A number of people have lost family members and friends because of the virus and other people have been struggling financially due to being furloughed or let go from their jobs. Most people are sheltered at home unless they have jobs that require them to work outside of the home to care for or provide services to others. Many families have to school their children at home since attending school in a traditional classroom is a safety risk. The pandemic also means that many people who live by themselves have been cut off from society since they are unable to go to work and school like they normally would.
If you’ve survived the COVID-19 pandemic, this is indeed a huge accomplishment. More people than ever have been experiencing depression, anxiety, and even thoughts of suicide due to extreme social isolation, death of loved ones, and loss of livelihood.
In the midst of this unprecedented time, many people are concerned about gaining weight. Pandemic weight gain has affected people of all ages since people are eating for emotional reasons and staying at home for extended periods of time. The weight gain has caused many people to feel bad about not being productive during the pandemic. However, this has been a trying time for most of us, and it’s important to know how to balance the emotions we may feel when it comes to unwanted weight gain.
As we head toward another season of enduring the pandemic, here are some suggestions for reducing the frustration that may come with sheltering in place and balancing the emotions associated with the negative effects of COVID-19.
Quarantine Weight Gain
According to dietician and eating disorder specialist Anna Sweeney, MS, RD, LDN, CEDRD-S, gaining weight in light of the mental and emotional struggles we’ve endured in the past year is not the worst-case scenario. The wellness and diet industry has made people feel guilty about gaining weight to support its profits, which are around $71 billion. Sweeney shares that around 10 months into quarantine, diet and nutrition companies started pandering to customers, which indicates that the industry looked at the pandemic as a way to make money. Instead of feeling guilty about putting on extra pounds, it’s important to concentrate on ways to stay healthy.
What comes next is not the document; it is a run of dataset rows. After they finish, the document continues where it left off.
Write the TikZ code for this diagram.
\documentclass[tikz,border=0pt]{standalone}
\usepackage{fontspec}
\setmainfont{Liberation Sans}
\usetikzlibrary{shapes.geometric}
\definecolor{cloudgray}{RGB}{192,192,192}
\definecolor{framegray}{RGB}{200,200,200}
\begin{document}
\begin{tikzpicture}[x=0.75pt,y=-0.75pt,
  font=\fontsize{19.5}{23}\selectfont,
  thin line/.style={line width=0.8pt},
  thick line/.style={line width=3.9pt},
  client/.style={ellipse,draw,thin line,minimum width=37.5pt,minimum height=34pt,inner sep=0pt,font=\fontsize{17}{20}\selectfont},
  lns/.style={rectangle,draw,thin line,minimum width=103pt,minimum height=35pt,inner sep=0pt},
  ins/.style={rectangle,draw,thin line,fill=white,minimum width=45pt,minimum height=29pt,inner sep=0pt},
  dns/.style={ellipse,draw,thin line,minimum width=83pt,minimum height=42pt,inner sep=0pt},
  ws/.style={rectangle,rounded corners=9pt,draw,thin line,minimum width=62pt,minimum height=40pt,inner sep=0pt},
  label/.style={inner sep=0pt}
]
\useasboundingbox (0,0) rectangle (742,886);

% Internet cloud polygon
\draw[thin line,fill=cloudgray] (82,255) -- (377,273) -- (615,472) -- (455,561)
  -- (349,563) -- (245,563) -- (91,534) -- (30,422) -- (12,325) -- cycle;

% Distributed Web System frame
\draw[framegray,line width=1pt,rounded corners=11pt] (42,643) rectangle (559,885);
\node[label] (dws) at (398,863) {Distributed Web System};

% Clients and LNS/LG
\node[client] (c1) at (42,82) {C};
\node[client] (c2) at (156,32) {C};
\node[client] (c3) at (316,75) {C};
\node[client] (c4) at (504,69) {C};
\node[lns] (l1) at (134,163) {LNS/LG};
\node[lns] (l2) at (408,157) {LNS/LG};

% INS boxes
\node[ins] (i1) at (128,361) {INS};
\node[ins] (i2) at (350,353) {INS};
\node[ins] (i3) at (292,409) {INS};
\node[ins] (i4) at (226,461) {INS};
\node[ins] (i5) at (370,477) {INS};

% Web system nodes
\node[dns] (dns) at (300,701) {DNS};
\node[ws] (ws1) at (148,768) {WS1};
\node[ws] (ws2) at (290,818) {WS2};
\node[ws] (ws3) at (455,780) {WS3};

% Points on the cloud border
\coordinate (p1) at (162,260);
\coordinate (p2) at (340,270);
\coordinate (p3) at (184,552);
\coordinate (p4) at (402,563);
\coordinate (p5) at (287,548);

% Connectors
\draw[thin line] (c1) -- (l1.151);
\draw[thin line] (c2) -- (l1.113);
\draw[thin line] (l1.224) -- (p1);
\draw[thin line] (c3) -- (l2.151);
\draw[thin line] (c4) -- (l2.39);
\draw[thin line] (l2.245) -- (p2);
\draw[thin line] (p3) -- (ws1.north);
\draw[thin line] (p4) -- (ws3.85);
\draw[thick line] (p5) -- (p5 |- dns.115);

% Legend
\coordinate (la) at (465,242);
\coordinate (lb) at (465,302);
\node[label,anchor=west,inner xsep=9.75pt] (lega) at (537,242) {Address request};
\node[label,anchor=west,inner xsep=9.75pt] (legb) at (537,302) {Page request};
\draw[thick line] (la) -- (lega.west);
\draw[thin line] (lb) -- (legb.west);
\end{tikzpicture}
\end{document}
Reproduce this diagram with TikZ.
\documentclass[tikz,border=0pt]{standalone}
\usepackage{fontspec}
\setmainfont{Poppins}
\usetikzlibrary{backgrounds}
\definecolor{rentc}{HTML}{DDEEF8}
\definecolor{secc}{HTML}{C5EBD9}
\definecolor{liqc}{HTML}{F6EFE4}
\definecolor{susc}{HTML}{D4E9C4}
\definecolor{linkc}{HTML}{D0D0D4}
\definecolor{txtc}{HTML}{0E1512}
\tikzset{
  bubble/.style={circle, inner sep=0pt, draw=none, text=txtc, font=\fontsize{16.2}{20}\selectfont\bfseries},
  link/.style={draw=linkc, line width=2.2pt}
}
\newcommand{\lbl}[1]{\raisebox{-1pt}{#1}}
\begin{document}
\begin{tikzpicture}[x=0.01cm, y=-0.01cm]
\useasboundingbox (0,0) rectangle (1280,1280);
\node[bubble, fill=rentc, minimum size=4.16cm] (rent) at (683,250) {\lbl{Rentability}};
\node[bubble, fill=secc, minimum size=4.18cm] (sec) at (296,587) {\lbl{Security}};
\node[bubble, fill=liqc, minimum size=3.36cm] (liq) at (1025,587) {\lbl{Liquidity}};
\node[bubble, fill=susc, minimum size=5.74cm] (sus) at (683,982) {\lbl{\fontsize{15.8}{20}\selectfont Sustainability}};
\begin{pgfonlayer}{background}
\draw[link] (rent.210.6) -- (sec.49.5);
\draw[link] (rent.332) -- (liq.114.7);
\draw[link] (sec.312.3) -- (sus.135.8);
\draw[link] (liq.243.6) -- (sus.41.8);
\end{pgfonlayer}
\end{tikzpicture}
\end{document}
It’s important not to diet during this stressful time. Diets could lead to an eating disorder since many people are dealing with additional challenges such as homeschooling children and figuring out how to make ends meet.
Instead of binge eating or trying to restrict your diet, come up with a realistic eating plan that includes healthy choices like fruits and veggies as well as foods you enjoy. Try to include whole grains and fresh, wholesome meals, but don’t deprive yourself.
Make Small Changes
Some people have started new exercise programs during this time to balance out their new eating habits. However, if the thought of feeling the pressure to exercise seems daunting right now, don’t worry. Make more manageable changes during this time that will still improve your health. If you’ve been baking lots of cookies and cakes, try to reserve one weekend a month to indulge. You can also make sure you include at least one vegetable or fruit in every meal to get more vitamins and minerals.
Have Fun Exercising
Physical movement is important which is why you should engage in activities you enjoy. If boot camp is too intense for you, try a dance workout or make time to walk around your neighborhood after dinner. If you don’t feel comfortable attending in-person workout classes right now, try a virtual class that allows you to connect with other classmates online. You can also set aside time to exercise with friends who live nearby so you can maintain a social connection.
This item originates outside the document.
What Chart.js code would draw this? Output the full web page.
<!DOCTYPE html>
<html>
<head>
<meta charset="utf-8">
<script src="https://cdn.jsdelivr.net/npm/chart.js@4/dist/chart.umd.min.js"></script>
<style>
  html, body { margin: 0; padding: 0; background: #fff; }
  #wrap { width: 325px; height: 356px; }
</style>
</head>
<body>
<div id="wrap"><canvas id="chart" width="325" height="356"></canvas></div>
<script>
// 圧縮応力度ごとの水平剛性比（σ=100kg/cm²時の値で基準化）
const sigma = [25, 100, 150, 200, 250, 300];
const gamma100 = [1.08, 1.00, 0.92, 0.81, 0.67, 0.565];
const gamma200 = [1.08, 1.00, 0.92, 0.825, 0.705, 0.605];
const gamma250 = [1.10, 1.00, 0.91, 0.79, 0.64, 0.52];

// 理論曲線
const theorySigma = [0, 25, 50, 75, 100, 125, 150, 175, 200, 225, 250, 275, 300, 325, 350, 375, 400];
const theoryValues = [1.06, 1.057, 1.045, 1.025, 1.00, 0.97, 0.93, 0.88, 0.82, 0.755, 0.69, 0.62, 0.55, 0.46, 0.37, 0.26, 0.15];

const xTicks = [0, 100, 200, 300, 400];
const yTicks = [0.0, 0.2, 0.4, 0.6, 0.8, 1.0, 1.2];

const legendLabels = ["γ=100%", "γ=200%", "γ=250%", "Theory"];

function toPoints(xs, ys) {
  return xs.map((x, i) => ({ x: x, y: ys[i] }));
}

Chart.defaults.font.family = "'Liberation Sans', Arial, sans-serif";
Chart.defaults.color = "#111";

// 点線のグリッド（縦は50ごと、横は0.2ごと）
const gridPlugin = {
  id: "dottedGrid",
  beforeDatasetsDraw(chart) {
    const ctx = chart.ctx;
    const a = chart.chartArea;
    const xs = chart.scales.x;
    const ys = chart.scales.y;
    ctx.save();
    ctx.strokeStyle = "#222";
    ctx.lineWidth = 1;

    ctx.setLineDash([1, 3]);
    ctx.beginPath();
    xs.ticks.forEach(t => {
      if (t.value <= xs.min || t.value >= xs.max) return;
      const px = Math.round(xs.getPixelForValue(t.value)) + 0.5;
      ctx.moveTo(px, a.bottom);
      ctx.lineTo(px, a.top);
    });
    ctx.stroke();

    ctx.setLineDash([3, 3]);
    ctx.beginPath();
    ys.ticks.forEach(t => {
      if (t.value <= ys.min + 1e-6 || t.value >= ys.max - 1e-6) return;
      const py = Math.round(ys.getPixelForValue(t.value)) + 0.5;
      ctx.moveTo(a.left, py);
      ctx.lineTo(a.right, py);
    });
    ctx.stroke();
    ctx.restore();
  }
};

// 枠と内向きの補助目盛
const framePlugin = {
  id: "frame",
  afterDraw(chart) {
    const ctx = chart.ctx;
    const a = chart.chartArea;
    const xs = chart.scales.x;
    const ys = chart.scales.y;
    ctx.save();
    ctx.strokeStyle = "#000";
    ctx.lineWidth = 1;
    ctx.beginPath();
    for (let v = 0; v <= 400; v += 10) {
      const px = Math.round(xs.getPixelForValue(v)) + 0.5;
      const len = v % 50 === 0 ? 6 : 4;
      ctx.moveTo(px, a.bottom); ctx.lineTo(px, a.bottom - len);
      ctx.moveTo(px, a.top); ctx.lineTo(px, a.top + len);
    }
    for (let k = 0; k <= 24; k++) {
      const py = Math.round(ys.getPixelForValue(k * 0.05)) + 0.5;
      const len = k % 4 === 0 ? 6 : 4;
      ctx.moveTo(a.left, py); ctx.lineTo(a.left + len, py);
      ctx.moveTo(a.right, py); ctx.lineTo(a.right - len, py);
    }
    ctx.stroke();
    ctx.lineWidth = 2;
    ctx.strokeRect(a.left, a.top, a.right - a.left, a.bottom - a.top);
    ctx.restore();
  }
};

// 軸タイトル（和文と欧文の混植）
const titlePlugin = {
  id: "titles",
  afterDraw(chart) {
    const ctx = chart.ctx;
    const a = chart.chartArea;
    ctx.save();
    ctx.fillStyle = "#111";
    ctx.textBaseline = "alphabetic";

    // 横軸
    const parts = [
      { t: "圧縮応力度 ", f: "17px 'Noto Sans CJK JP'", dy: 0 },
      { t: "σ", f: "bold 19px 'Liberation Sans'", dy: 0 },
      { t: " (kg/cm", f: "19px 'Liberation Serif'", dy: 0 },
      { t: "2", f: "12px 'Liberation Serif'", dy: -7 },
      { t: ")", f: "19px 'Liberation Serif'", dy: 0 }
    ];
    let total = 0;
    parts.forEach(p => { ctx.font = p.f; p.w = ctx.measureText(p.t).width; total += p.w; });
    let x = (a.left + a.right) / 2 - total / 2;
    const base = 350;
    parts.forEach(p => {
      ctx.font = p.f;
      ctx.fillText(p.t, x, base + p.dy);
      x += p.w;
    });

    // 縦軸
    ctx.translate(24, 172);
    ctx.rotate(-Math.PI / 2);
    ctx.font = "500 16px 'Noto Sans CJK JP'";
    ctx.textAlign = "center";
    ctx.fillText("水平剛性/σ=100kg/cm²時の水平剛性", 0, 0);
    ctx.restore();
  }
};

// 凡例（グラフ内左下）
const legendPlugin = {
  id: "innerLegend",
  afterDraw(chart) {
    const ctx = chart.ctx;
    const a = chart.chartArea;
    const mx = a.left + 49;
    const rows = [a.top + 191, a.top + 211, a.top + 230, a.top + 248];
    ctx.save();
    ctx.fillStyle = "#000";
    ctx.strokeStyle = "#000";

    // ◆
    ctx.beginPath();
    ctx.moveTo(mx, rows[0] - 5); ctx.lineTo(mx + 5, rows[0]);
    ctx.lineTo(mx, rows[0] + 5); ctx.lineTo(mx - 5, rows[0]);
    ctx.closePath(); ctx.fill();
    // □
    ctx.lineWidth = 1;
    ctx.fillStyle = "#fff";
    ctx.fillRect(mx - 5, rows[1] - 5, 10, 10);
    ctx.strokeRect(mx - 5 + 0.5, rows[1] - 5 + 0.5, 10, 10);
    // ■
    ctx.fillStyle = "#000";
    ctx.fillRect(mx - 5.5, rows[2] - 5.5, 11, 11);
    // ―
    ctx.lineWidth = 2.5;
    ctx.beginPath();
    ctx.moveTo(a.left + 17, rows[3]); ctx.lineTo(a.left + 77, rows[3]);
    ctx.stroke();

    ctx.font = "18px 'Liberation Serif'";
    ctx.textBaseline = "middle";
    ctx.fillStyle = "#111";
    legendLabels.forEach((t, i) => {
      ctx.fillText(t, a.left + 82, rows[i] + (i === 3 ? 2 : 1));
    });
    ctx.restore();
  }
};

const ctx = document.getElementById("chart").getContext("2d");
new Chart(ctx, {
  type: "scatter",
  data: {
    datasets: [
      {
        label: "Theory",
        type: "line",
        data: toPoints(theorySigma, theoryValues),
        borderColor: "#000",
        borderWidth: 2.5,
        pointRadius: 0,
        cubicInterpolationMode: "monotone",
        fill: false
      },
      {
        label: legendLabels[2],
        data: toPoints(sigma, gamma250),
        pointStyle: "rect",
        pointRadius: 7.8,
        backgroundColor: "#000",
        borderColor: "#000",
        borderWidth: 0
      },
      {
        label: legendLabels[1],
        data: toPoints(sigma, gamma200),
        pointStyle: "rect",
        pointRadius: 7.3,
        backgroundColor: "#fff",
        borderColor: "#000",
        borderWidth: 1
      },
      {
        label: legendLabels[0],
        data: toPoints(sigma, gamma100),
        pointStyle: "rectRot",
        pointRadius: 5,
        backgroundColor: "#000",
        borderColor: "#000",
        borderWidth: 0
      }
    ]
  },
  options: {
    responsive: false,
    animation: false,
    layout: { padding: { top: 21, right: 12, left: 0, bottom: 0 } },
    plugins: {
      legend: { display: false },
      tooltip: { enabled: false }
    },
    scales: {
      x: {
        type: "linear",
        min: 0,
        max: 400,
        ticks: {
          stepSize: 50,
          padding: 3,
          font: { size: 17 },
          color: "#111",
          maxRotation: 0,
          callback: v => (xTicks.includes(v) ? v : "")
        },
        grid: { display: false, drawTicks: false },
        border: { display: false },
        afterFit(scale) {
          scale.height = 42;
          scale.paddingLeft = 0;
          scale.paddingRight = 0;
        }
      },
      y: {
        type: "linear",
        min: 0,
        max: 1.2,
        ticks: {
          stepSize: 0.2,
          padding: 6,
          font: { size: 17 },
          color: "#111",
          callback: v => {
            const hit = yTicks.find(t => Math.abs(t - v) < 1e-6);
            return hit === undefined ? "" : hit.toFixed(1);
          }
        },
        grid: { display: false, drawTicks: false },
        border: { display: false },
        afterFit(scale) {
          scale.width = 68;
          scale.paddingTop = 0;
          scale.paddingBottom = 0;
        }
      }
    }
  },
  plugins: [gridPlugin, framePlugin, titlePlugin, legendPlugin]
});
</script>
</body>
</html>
Now that fall and winter are approaching, remember the areas you struggled in last year and make a plan to keep your health intact. Cooking ahead of time and meal planning could help you reduce the sodium and sugar in your diet. You may also want to book an appointment with your therapist or dietician so you’ll have a solid plan for staying healthy without becoming overwhelmed.
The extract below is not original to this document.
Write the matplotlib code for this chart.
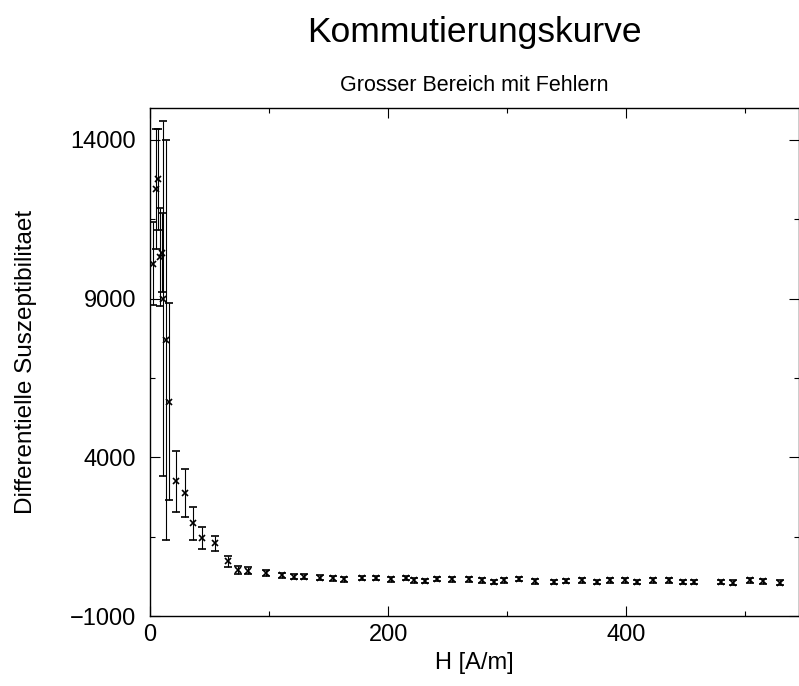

Don’t Be So Hard On Yourself
It’s important to be patient with yourself. We’ve had to make some huge adjustments due to the circumstances and try to navigate work, family, and school during this “new normal” which is anything but normal. Acknowledge that you’re doing the best you can and give yourself credit for coping with things as well as you are. Making small changes like keeping a gratitude journal or even asking not to be weighed during your doctor’s appointment can help you show yourself some compassion.
Switch Up Your Wardrobe
Even if you’re not going to as many social events as you were before the pandemic, you can ease your feelings about pandemic weight gain by updating your wardrobe. You can donate the clothing you no longer wear or keep a few pieces aside to remind you of your health goals.
Don’t try to force yourself to fit into clothes that are too small and make yourself feel worse about weight gain. Find pieces that fit your style and flatter your figure so you’ll feel comfortable about getting ready in the morning.
These are just a few tips that will help you feel your best in the midst of such a difficult time. Learning to be compassionate and patient with yourself and your loved ones as you find ways to make the best decisions for you can make it a little easier to survive this global health crisis.